Ele acrescenta que buscava uma agência que
funcionasse como parceira de negócios e, por isso, foram fundamentais
fatores englobando qualidade criativa e planejamento.
O
anunciante, ainda, se reuniu com companhias derrotadas para explicar os
critérios. “O processo fica muito melhor quando há esforço dos dois
lados”, aponta. Essa transparência ajudou a mostrar, por um lado, a boa
vontade do anunciante em tentar conduzir um processo correto, e, por
outro, algumas mazelas que afetam todo o mercado.
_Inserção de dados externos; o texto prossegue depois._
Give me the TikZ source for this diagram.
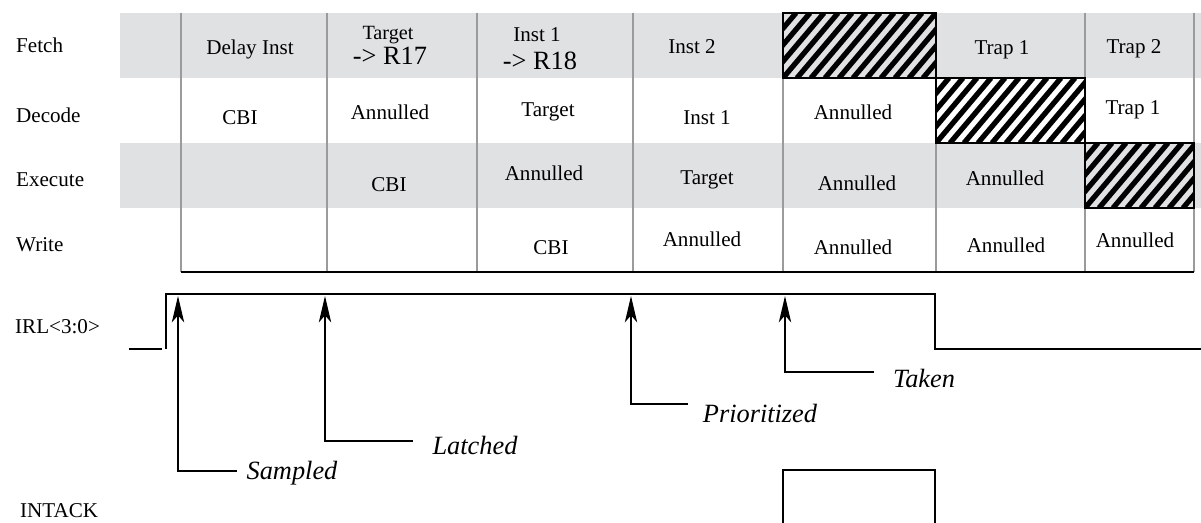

Entre as quais o vício
do excesso de agências participantes.
Um anunciante, 114 pretendentes
É notável a quantidade de empresas que se interessaram pela seleção e
entraram em contato com a CNA. “Esperávamos receber aproximadamente 30
propostas, mas foram 114”, informa Cirino. “Havia empresas de todos os
portes, das maiores às pequenas e de diversas especialidades
diferentes”, relembra.
Embora a conta tenha recebido status de
“desejada” graças à estratégia de abertura do processo que deu
notoriedade ao anunciante e às perspectivas de crescimento, tanto
interesse também pode ser esclarecido pela correria às vezes desenfreada
das agências atrás de novas contas. Para se destacar em meio a tantas,
as agências apostaram em estratégias que incluíram desde a veiculação de
anúncios em resposta ao da CNA no Meio & Mensagem —
como fizeram DPZ e Fábrica — até o envio de sósia de Barack Obama à
sede da empresa. O anunciante entrou na brincadeira e enviou malas com
latas de Red Bull às finalistas.
Após uma pré-seleção,
ressalta Cirino, a disputa ficou restrita a sete empresas, embora fontes
apontem que foram 12: BorghiErh/Lowe, David, DM9Rio, DPZ, Fábrica,
Lew’Lara\TBWA, Moma, Multi Solution, Rai e Talent, além da antiga
parceira Cheil e da vencedora, Giovanni+DraftFCB.
À espera de
fechar com uma agência de médio porte no começo do projeto, Cirino,
junto com a equipe, acabou optando, por 0,1 ponto de diferença na nota,
pela Giovanni, 16 a maior agência do Brasil segundo o ranking Agências
& Anunciantes. “Gostamos muito do processo e só temos a agradecer
às agências que contribuíram com insights. Recebemos das finalistas
projetos completos de planejamento e próximo de 23 campanhas. Uma delas
já trazia sete filmes prontos”, detalha.